*Dataset section*.
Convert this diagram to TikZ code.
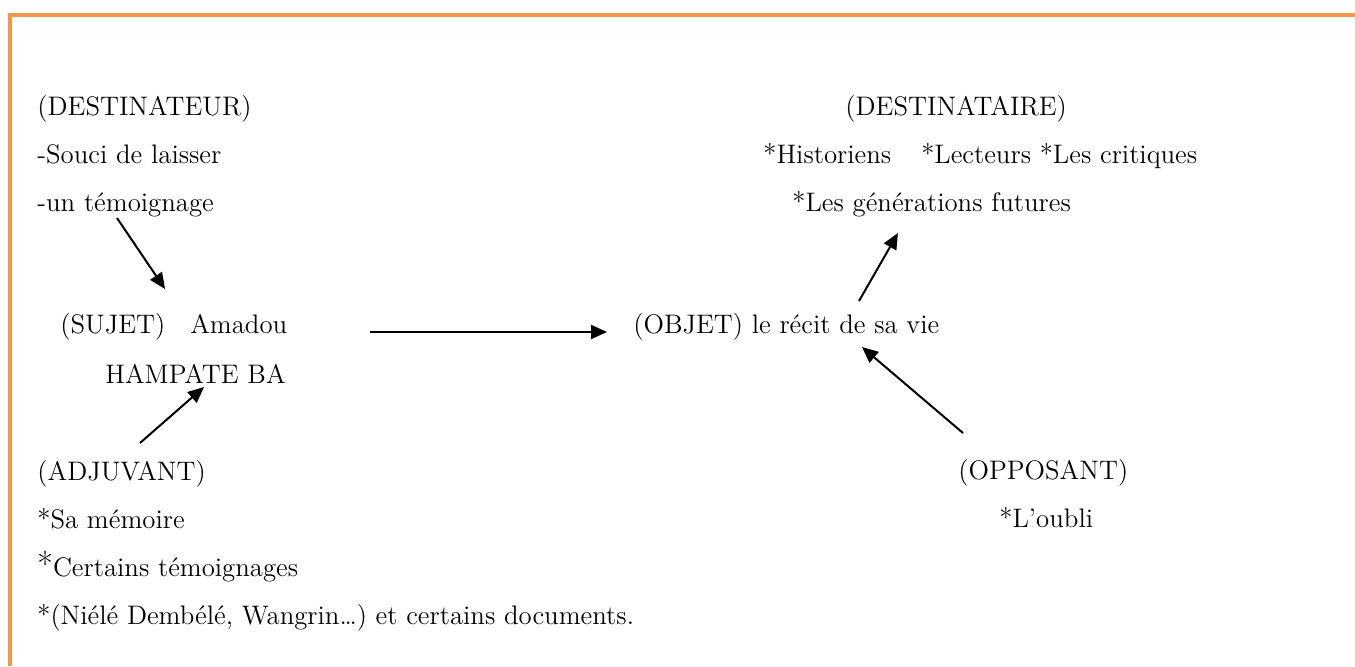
\documentclass[tikz,border=0pt]{standalone}
\usepackage{fontspec}
\usepackage{tikz}
\usetikzlibrary{arrows.meta}
\definecolor{bordure}{HTML}{F79646}

\begin{document}
\begin{tikzpicture}[x=0.5pt,y=-0.5pt,
  font=\fontsize{13.4pt}{16pt}\selectfont,
  txt/.style={anchor=base west,inner sep=0pt},
  fleche/.style={-{Triangle[length=8pt,width=7pt]},line width=1pt}]
\useasboundingbox (0,0) rectangle (1355,666);
%Shape: page border
\draw[bordure,line width=2.3pt] (10,666) -- (10,15) -- (1355,15);
% Text Node
\node[txt] (destinateur) at (37,115) {(DESTINATEUR)};
\node[txt] (souci) at (37,163) {-Souci de laisser};
\node[txt] (temoin) at (37,211) {-un témoignage};
% Text Node
\node[txt] (sujet) at (60,333) {(SUJET)\hspace{12.5pt}Amadou};
\node[txt] (hampate) at (105,383) {HAMPATE BA};
% Text Node
\node[txt] (objet) at (633,333) {(OBJET) le récit de sa vie};
% Text Node
\node[txt] (destinataire) at (845,115) {(DESTINATAIRE)};
\node[txt] (lecteurs) at (763,163) {*Historiens\hspace{15pt}*Lecteurs *Les critiques};
\node[txt] (generations) at (792,211) {*Les générations futures};
% Text Node
\node[txt] (adjuvant) at (37,480) {(ADJUVANT)};
\node[txt] (memoire) at (37,528) {*Sa mémoire};
\node[txt] (certains) at (37,576) {{\fontsize{17pt}{16pt}\selectfont*}Certains témoignages};
\node[txt] (niele) at (37,624) {*(Niélé Dembélé, Wangrin…) et certains documents.};
% Text Node
\node[txt] (opposant) at (958,479) {(OPPOSANT)};
\node[txt] (oubli) at (999,527) {*L’oubli};
%Arrows
\draw[fleche] ([shift={(80,7)}]temoin.base west) -- ([shift={(105,-44)}]sujet.base west);
\draw[fleche] ([shift={(103,-37)}]adjuvant.base west) -- ([shift={(99,4)}]hampate.base west);
\draw[fleche] ([shift={(310,-1)}]sujet.base west) -- ([shift={(-26,-1)}]objet.base west);
\draw[fleche] ([shift={(226,-32)}]objet.base west) -- ([shift={(106,22)}]generations.base west);
\draw[fleche] ([shift={(5,-46)}]opposant.base west) -- ([shift={(229,14)}]objet.base west);
\end{tikzpicture}
\end{document}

*What is expected*.
Restate the data above word for word. Skip every picture.

*Solution*.
Convert this diagram to TikZ code.
\documentclass[tikz,border=0pt]{standalone}
\usepackage{fontspec}
\usepackage{tikz}
\usetikzlibrary{arrows.meta}
\definecolor{bordure}{HTML}{F79646}

\begin{document}
\begin{tikzpicture}[x=0.5pt,y=-0.5pt,
  font=\fontsize{13.4pt}{16pt}\selectfont,
  txt/.style={anchor=base west,inner sep=0pt},
  fleche/.style={-{Triangle[length=8pt,width=7pt]},line width=1pt}]
\useasboundingbox (0,0) rectangle (1355,666);
%Shape: page border
\draw[bordure,line width=2.3pt] (10,666) -- (10,15) -- (1355,15);
% Text Node
\node[txt] (destinateur) at (37,115) {(DESTINATEUR)};
\node[txt] (souci) at (37,163) {-Souci de laisser};
\node[txt] (temoin) at (37,211) {-un témoignage};
% Text Node
\node[txt] (sujet) at (60,333) {(SUJET)\hspace{12.5pt}Amadou};
\node[txt] (hampate) at (105,383) {HAMPATE BA};
% Text Node
\node[txt] (objet) at (633,333) {(OBJET) le récit de sa vie};
% Text Node
\node[txt] (destinataire) at (845,115) {(DESTINATAIRE)};
\node[txt] (lecteurs) at (763,163) {*Historiens\hspace{15pt}*Lecteurs *Les critiques};
\node[txt] (generations) at (792,211) {*Les générations futures};
% Text Node
\node[txt] (adjuvant) at (37,480) {(ADJUVANT)};
\node[txt] (memoire) at (37,528) {*Sa mémoire};
\node[txt] (certains) at (37,576) {{\fontsize{17pt}{16pt}\selectfont*}Certains témoignages};
\node[txt] (niele) at (37,624) {*(Niélé Dembélé, Wangrin…) et certains documents.};
% Text Node
\node[txt] (opposant) at (958,479) {(OPPOSANT)};
\node[txt] (oubli) at (999,527) {*L’oubli};
%Arrows
\draw[fleche] ([shift={(80,7)}]temoin.base west) -- ([shift={(105,-44)}]sujet.base west);
\draw[fleche] ([shift={(103,-37)}]adjuvant.base west) -- ([shift={(99,4)}]hampate.base west);
\draw[fleche] ([shift={(310,-1)}]sujet.base west) -- ([shift={(-26,-1)}]objet.base west);
\draw[fleche] ([shift={(226,-32)}]objet.base west) -- ([shift={(106,22)}]generations.base west);
\draw[fleche] ([shift={(5,-46)}]opposant.base west) -- ([shift={(229,14)}]objet.base west);
\end{tikzpicture}
\end{document}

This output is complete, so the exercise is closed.